Noncommutative Geometric Spaces with Boundary: Spectral Action

TL;DR

This paper extends spectral action principles to noncommutative spaces with boundary, analyzing boundary conditions, and shows how the Einstein-Hilbert action is modified by extrinsic curvature and dilaton effects in the noncommutative standard model.

Contribution

It generalizes spectral triples to noncommutative spaces with boundary and evaluates the spectral action, including boundary and dilaton effects, for the noncommutative standard model.

Findings

Boundary conditions consistent with hermiticity established

Spectral action includes extrinsic curvature terms with correct sign

Dilaton effects incorporated into the spectral action

Abstract

We study spectral action for Riemannian manifolds with boundary, and then generalize this to noncommutative spaces which are products of a Riemannian manifold times a finite space.
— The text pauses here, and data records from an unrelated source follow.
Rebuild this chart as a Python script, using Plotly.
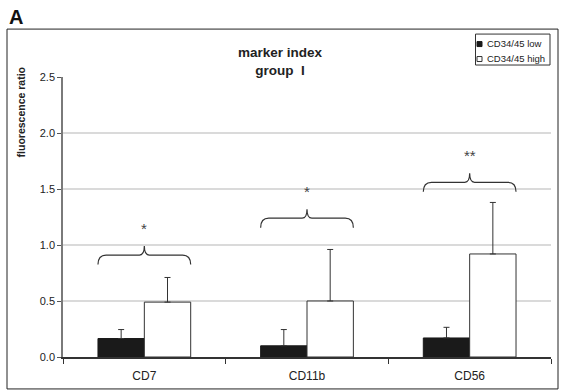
import plotly.graph_objects as go

# ---- data ----
categories = ["CD7", "CD11b", "CD56"]
low_values = [0.165, 0.10, 0.17]
low_errors = [0.08, 0.145, 0.095]
high_values = [0.49, 0.50, 0.92]
high_errors = [0.22, 0.46, 0.46]
series_names = ["CD34/45 low", "CD34/45 high"]
sig_labels = ["*", "*", "**"]
brace_levels = [0.825, 1.155, 1.475]   # bottom of each significance brace
star_levels = [1.15, 1.475, 1.795]
y_ticks = [0.0, 0.5, 1.0, 1.5, 2.0, 2.5]

W, H = 561, 391
L, R, T, B = 63, 10, 77, 33.5
PW, PH = W - L - R, H - T - B


def px(x):
    return (x - L) / PW


def py(y):
    return (H - B - y) / PH


FONT = "Arial, Liberation Sans, sans-serif"
TXT = "#222222"

fig = go.Figure()
fig.add_trace(go.Bar(
    x=categories, y=low_values, name=series_names[0],
    marker=dict(color="#1a1a1a", line=dict(color="#1a1a1a", width=1)),
    error_y=dict(type="data", symmetric=False, array=low_errors,
                 arrayminus=[0] * len(low_errors), color="#333333",
                 thickness=1, width=3),
    showlegend=False,
))
fig.add_trace(go.Bar(
    x=categories, y=high_values, name=series_names[1],
    marker=dict(color="#ffffff", line=dict(color="#333333", width=1)),
    error_y=dict(type="data", symmetric=False, array=high_errors,
                 arrayminus=[0] * len(high_errors), color="#333333",
                 thickness=1, width=3),
    showlegend=False,
))

shapes = []
annotations = []

# significance braces
half = 0.285
dx = 0.05
dx2 = 0.03
rise = 0.085
tip = 0.08
for i, (lvl, lab, sl) in enumerate(zip(brace_levels, sig_labels, star_levels)):
    x0, x1, xc = i - half, i + half, i
    ym, yt = lvl + rise, lvl + rise + tip
    path = (f"M {x0},{lvl} Q {x0},{ym} {x0+dx},{ym} L {xc-dx2},{ym} "
            f"Q {xc},{ym} {xc},{yt} Q {xc},{ym} {xc+dx2},{ym} "
            f"L {x1-dx},{ym} Q {x1},{ym} {x1},{lvl}")
    shapes.append(dict(type="path", path=path, xref="x", yref="y",
                       line=dict(color="#333333", width=1.2)))
    annotations.append(dict(x=i, y=sl, xref="x", yref="y", text=lab,
                            showarrow=False, yanchor="middle",
                            font=dict(family=FONT, size=15, color="#444444")))

# outer frame
shapes.append(dict(type="rect", xref="paper", yref="paper",
                   x0=px(7), x1=px(558), y0=py(389.5), y1=py(29),
                   line=dict(color="#222222", width=1)))

# legend box and symbols
shapes.append(dict(type="rect", xref="paper", yref="paper",
                   x0=px(475.5), x1=px(550), y0=py(65), y1=py(34),
                   line=dict(color="#333333", width=1)))
shapes.append(dict(type="rect", xref="paper", yref="paper",
                   x0=px(477), x1=px(482), y0=py(46.5), y1=py(41.5),
                   fillcolor="#1a1a1a", line=dict(color="#1a1a1a", width=1)))
shapes.append(dict(type="rect", xref="paper", yref="paper",
                   x0=px(477), x1=px(482), y0=py(61.5), y1=py(56.5),
                   fillcolor="#ffffff", line=dict(color="#333333", width=1)))
for name, yy in zip(series_names, [43.5, 58.5]):
    annotations.append(dict(x=px(485), y=py(yy), xref="paper", yref="paper",
                            text=name, showarrow=False, xanchor="left",
                            yanchor="middle",
                            font=dict(family=FONT, size=9.5, color=TXT)))

# title
annotations.append(dict(x=px(280.5), y=py(61), xref="paper", yref="paper",
                        text="<b>marker index<br>group\u00a0\u00a0I</b>",
                        showarrow=False, xanchor="center", yanchor="middle",
                        font=dict(family=FONT, size=13.5, color=TXT)))
# y axis title
annotations.append(dict(x=px(21), y=py(112.5), xref="paper", yref="paper",
                        text="<b>fluorescence ratio</b>", textangle=-90,
                        showarrow=False, xanchor="center", yanchor="middle",
                        font=dict(family=FONT, size=10.5, color=TXT)))
# panel letter
annotations.append(dict(x=px(16), y=py(16.5), xref="paper", yref="paper",
                        text="<b>A</b>", showarrow=False, xanchor="center",
                        yanchor="middle",
                        font=dict(family=FONT, size=20, color="#111111")))

fig.update_layout(
    width=W, height=H,
    margin=dict(l=L, r=R, t=T, b=B, pad=0, autoexpand=False),
    paper_bgcolor="white", plot_bgcolor="white",
    barmode="group", bargap=0.43, bargroupgap=0,
    shapes=shapes, annotations=annotations,
    font=dict(family=FONT, size=11, color=TXT),
)
fig.update_xaxes(
    type="category", tickson="boundaries", ticks="outside", ticklen=5,
    tickcolor="#333333", showline=True, linecolor="#333333", linewidth=1.5,
    showgrid=False, range=[-0.5, 2.5], tickfont=dict(size=12, color=TXT),
    ticklabelstandoff=7, automargin=False,
)
fig.update_yaxes(
    range=[0, 2.5], tickvals=y_ticks, tickformat=".1f", ticks="outside",
    ticklen=4, tickcolor="#555555", showline=True, linecolor="#7a7a7a",
    linewidth=1.5, showgrid=True, gridcolor="#dadada", gridwidth=1.5,
    zeroline=False, tickfont=dict(size=11, color=TXT), automargin=False,
)

fig.write_html("out.html")
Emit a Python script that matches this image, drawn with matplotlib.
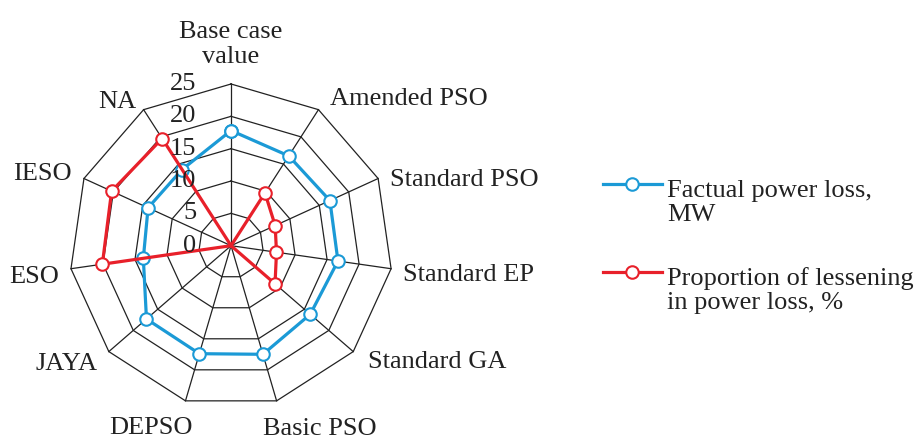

We determine the boundary conditions consistent with the hermiticity of the Dirac operator. We then define spectral triples of noncommutative spaces with boundary. In particular we evaluate the spectral action corresponding to the noncommutative space of the standard model and show that the Einstein-Hilbert action gets modified by the addition of the extrinsic curvature terms with the right sign and coefficient necessary for consistency of the Hamiltonian. We also include effects due to the addition of dilaton field.